__Given exercise__
Only the lines from the one containing "Write the Bokeh code for this chart." through the one containing "from bokeh.resources import INLINE" should be output, both ends included and exactly as they appear, minus any pictures.

__Supplied data__

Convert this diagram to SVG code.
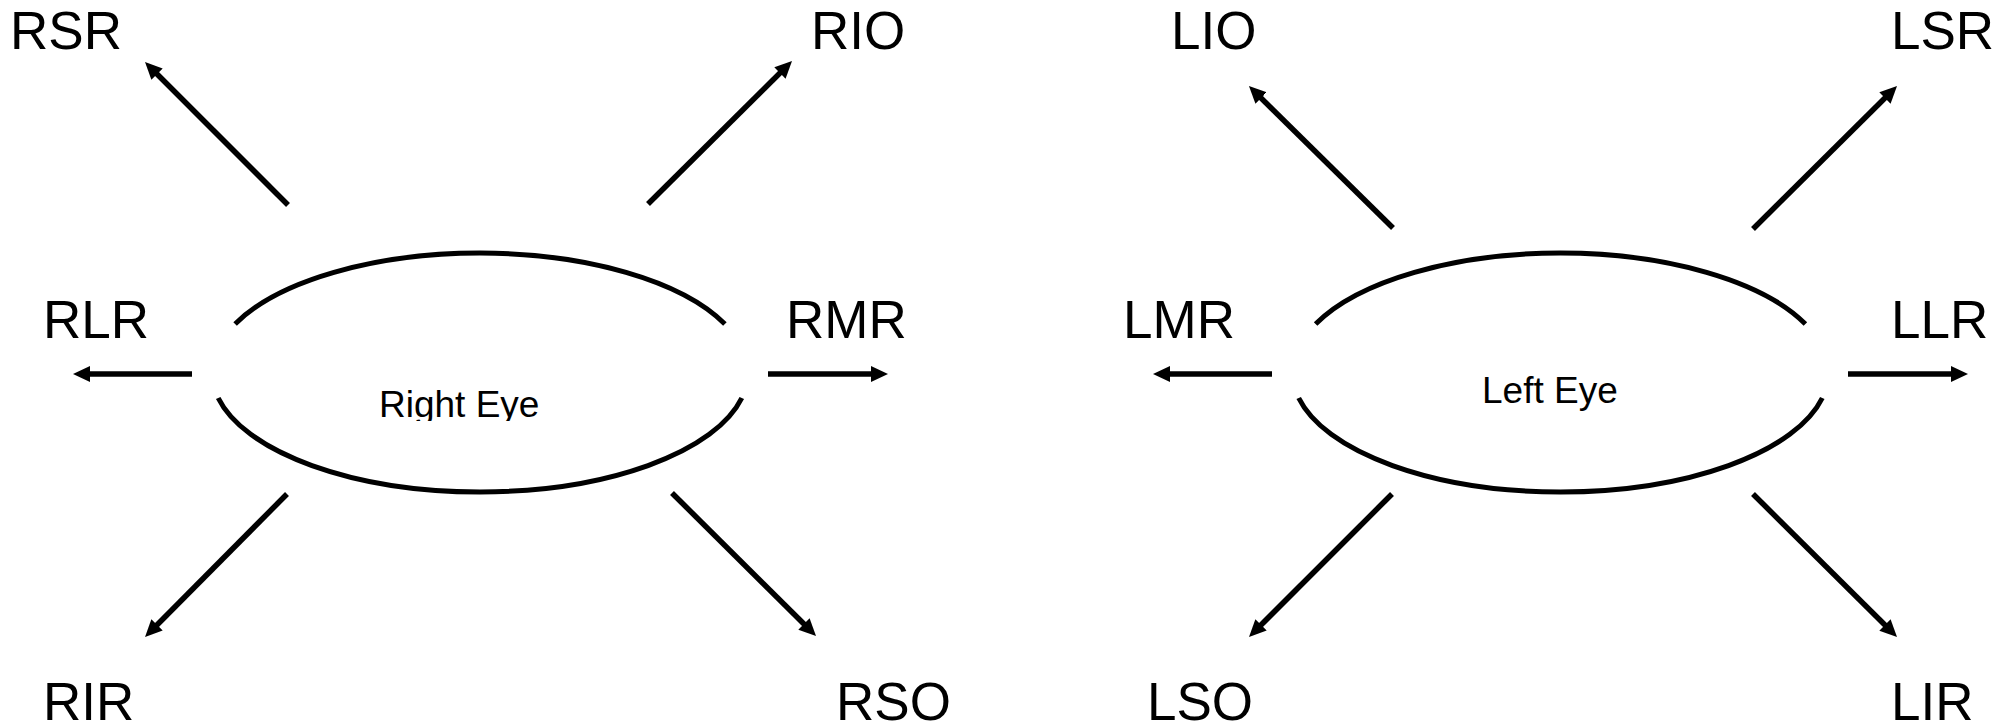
<svg xmlns="http://www.w3.org/2000/svg" width="2015" height="727" viewBox="0 0 2015 727">
<style>
.lbl{font-family:"Liberation Sans",Arial,sans-serif;font-size:53px;fill:#000}
.eye{font-family:"Liberation Sans",Arial,sans-serif;font-size:37px;fill:#000}
.ell{fill:none;stroke:#000;stroke-width:5}
.arr{fill:none;stroke:#000;stroke-width:5.5;marker-end:url(#ah)}
</style>
<defs>
<marker id="ah" markerUnits="userSpaceOnUse" markerWidth="18" markerHeight="16" viewBox="0 0 18 16" refX="5" refY="8" orient="auto">
<path d="M0,0 L17,8 L0,16 z" fill="#000"/>
</marker>
<clipPath id="rclip"><rect x="300" y="370" width="400" height="51"/></clipPath>
</defs>
<rect width="2015" height="727" fill="#fff"/>
<g id="right-eye">
<path class="ell" d="M235.1,324 A268,119.5 0 0 1 724.9,324"/>
<path class="ell" d="M218.2,398 A268,119.5 0 0 0 741.8,398"/>
<text class="eye" x="379" y="417" clip-path="url(#rclip)">Right Eye</text>
</g>
<g id="left-eye">
<path class="ell" d="M1315.6,324 A268,119.5 0 0 1 1805.4,324"/>
<path class="ell" d="M1298.7,398 A268,119.5 0 0 0 1822.3,398"/>
<text class="eye" x="1482" y="403">Left Eye</text>
</g>
<g id="RSR"><text class="lbl" x="10" y="49">RSR</text></g>
<g id="RIO"><text class="lbl" x="811" y="49">RIO</text></g>
<g id="RLR"><text class="lbl" x="43" y="338">RLR</text></g>
<g id="RMR"><text class="lbl" x="786" y="338">RMR</text></g>
<g id="RIR"><text class="lbl" x="43" y="720">RIR</text></g>
<g id="RSO"><text class="lbl" x="836" y="720">RSO</text></g>
<g id="LIO"><text class="lbl" x="1171" y="49">LIO</text></g>
<g id="LSR"><text class="lbl" x="1891" y="49">LSR</text></g>
<g id="LMR"><text class="lbl" x="1123" y="338">LMR</text></g>
<g id="LLR"><text class="lbl" x="1891" y="338">LLR</text></g>
<g id="LSO"><text class="lbl" x="1147" y="720">LSO</text></g>
<g id="LIR"><text class="lbl" x="1891" y="720">LIR</text></g>
<g id="connectors">
<line class="arr" x1="288" y1="205" x2="153.5" y2="70.5"/>
<line class="arr" x1="648" y1="204" x2="783.5" y2="69.5"/>
<line class="arr" x1="192" y1="374" x2="85" y2="374"/>
<line class="arr" x1="768" y1="374" x2="876" y2="374"/>
<line class="arr" x1="287" y1="494" x2="153.5" y2="628.5"/>
<line class="arr" x1="672" y1="493" x2="807.5" y2="627.5"/>
<line class="arr" x1="1393" y1="228" x2="1257.5" y2="94.5"/>
<line class="arr" x1="1753" y1="229" x2="1888.5" y2="94.5"/>
<line class="arr" x1="1272" y1="374" x2="1165" y2="374"/>
<line class="arr" x1="1848" y1="374" x2="1956" y2="374"/>
<line class="arr" x1="1392" y1="494" x2="1257.5" y2="628.5"/>
<line class="arr" x1="1753" y1="494" x2="1888.5" y2="628.5"/>
</g>
</svg>
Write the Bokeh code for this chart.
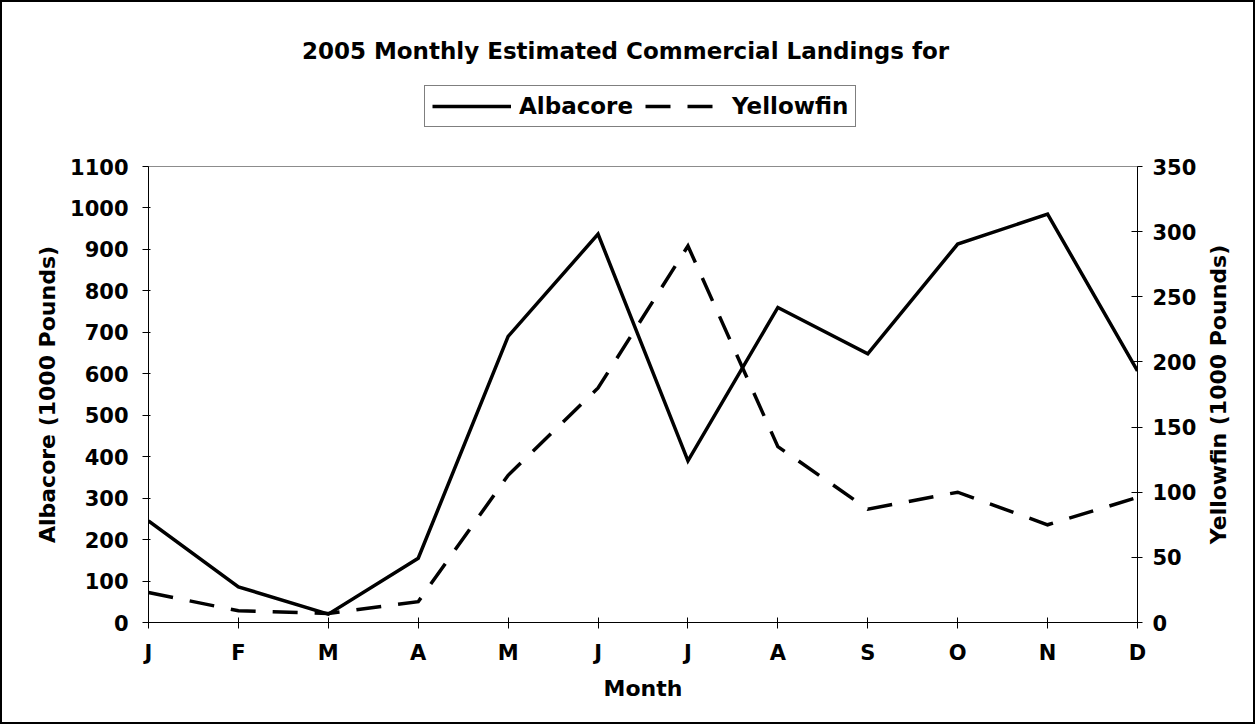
import math
from bokeh.plotting import figure
from bokeh.layouts import row
from bokeh.models import (Range1d, LinearAxis, FixedTicker, Legend, LegendItem, Label, Span)
from bokeh.embed import file_html
from bokeh.resources import INLINE

# ---- data ----
months = ["J", "F", "M", "A", "M", "J", "J", "A", "S", "O", "N", "D"]
albacore = [245, 86, 20, 155, 690, 937, 390, 760, 648, 913, 985, 607]
yellowfin = [23, 9, 7, 16, 113, 180, 289, 135, 87, 100, 75, 96]
left_ticks = list(range(0, 1101, 100))
right_ticks = list(range(0, 351, 50))
left_max, right_max = 1100, 350

title_text = "2005 Monthly Estimated Commercial Landings for"
left_title = "Albacore (1000 Pounds)"
right_title = "Yellowfin (1000 Pounds)"
FONT = "DejaVu Sans"

# ---- layout (pixels) ----
BORDER = 2
H = 720                            # inner height (inside the 2px page border)
LEFT_W, RIGHT_W = 60, 50           # side strips holding the rotated axis titles
B_LEFT, B_RIGHT, B_TOP, B_BOTTOM = 86, 66, 0, 100
FRAME_W = 989
MAIN_W = B_LEFT + FRAME_W + B_RIGHT
AXIS_PX = 456                      # pixel height of the 0..max part of the value axes
frame_h = H - B_TOP - B_BOTTOM
frame_bottom_page = BORDER + B_TOP + frame_h
y_end = left_max * frame_h / AXIS_PX
y2_end = right_max * frame_h / AXIS_PX

x = list(range(len(months)))

p = figure(width=MAIN_W, height=H, output_backend="svg", toolbar_location=None,
           x_range=Range1d(0, len(months) - 1), y_range=Range1d(0, y_end),
           min_border_left=B_LEFT, min_border_right=B_RIGHT,
           min_border_top=B_TOP, min_border_bottom=B_BOTTOM)
p.extra_y_ranges = {"yf": Range1d(0, y2_end)}
p.background_fill_color = "white"
p.border_fill_color = "white"
p.outline_line_color = None
p.xgrid.visible = False
p.ygrid.visible = False

# top edge of the plot area (gray line at the axis maximum)
p.add_layout(Span(location=left_max, dimension="width", line_color="#8c8c8c", line_width=1))

r1 = p.line(x, albacore, line_color="black", line_width=3.5, line_join="miter")
r2 = p.line(x, yellowfin, line_color="black", line_width=3.5, line_dash="25 17",
            line_join="miter", y_range_name="yf")

# x axis
xa = p.xaxis[0]
xa.ticker = FixedTicker(ticks=x)
xa.major_label_overrides = {i: m for i, m in enumerate(months)}
xa.minor_tick_line_color = None
xa.major_tick_in = 5
xa.major_tick_out = 6
xa.major_label_standoff = 12
xa.axis_label = "Month"
xa.axis_label_standoff = 8

# left axis
ya = p.yaxis[0]
ya.ticker = FixedTicker(ticks=left_ticks)
ya.bounds = (0, left_max)
ya.minor_tick_line_color = None
ya.major_tick_in = 2
ya.major_tick_out = 6
ya.major_label_standoff = 14

# right axis
ra = LinearAxis(y_range_name="yf", ticker=FixedTicker(ticks=right_ticks))
ra.bounds = (0, right_max)
ra.minor_tick_line_color = None
ra.major_tick_in = 6
ra.major_tick_out = 5
ra.major_label_standoff = 10
p.add_layout(ra, "right")

for ax in [xa, ya, ra]:
    ax.axis_line_color = "black"
    ax.axis_line_width = 1
    ax.major_tick_line_color = "black"
    ax.major_label_text_font = FONT
    ax.major_label_text_font_style = "bold"
    ax.major_label_text_font_size = "21px"
    ax.major_label_text_color = "black"
    ax.axis_label_text_font = FONT
    ax.axis_label_text_font_style = "bold"
    ax.axis_label_text_font_size = "22px"
    ax.axis_label_text_color = "black"

# title (inside the tall frame, above the axis maximum)
p.add_layout(Label(x=625 - (BORDER + LEFT_W + B_LEFT), y=frame_bottom_page - 50,
                   x_units="screen", y_units="screen",
                   text=title_text, text_align="center", text_baseline="middle",
                   text_font=FONT, text_font_style="bold", text_font_size="23px",
                   text_color="black"))

legend = Legend(items=[LegendItem(label="Albacore", renderers=[r1]),
                       LegendItem(label="Yellowfin", renderers=[r2])],
                location=(424 - (BORDER + LEFT_W + B_LEFT), frame_bottom_page - 127),
                orientation="horizontal")
legend.border_line_color = "black"
legend.border_line_width = 1
legend.background_fill_color = "white"
legend.background_fill_alpha = 1
legend.label_text_font = FONT
legend.label_text_font_style = "bold"
legend.label_text_font_size = "23px"
legend.label_text_color = "black"
legend.glyph_width = 79
legend.glyph_height = 22
legend.label_standoff = 8
legend.spacing = 12
legend.padding = 7
legend.margin = 0
p.add_layout(legend)


def title_strip(width, text, cx):
    # frames of a row are aligned, so y is measured from the main frame's bottom
    s = figure(width=width, height=H, output_backend="svg", toolbar_location=None,
               x_axis_location=None, y_axis_location=None,
               min_border_left=0, min_border_right=0, min_border_top=0, min_border_bottom=0)
    s.grid.visible = False
    s.outline_line_color = None
    s.background_fill_color = "white"
    s.border_fill_color = "white"
    s.add_layout(Label(x=cx, y=AXIS_PX / 2, x_units="screen", y_units="screen",
                       text=text, angle=math.pi / 2, text_align="center", text_baseline="middle",
                       text_font=FONT, text_font_style="bold", text_font_size="22px",
                       text_color="black"))
    return s


left_strip = title_strip(LEFT_W, left_title, 45)
right_strip = title_strip(RIGHT_W, right_title, 15)

layout = row(left_strip, p, right_strip, spacing=0)
layout.styles = {"border": f"{BORDER}px solid black", "box-sizing": "content-box",
                 "width": f"{LEFT_W + MAIN_W + RIGHT_W}px", "height": f"{H}px"}

open("out.html", "w").write(file_html(layout, INLINE))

__Exercise answer__
Write the Bokeh code for this chart.
import math
from bokeh.plotting import figure
from bokeh.layouts import row
from bokeh.models import (Range1d, LinearAxis, FixedTicker, Legend, LegendItem, Label, Span)
from bokeh.embed import file_html
from bokeh.resources import INLINE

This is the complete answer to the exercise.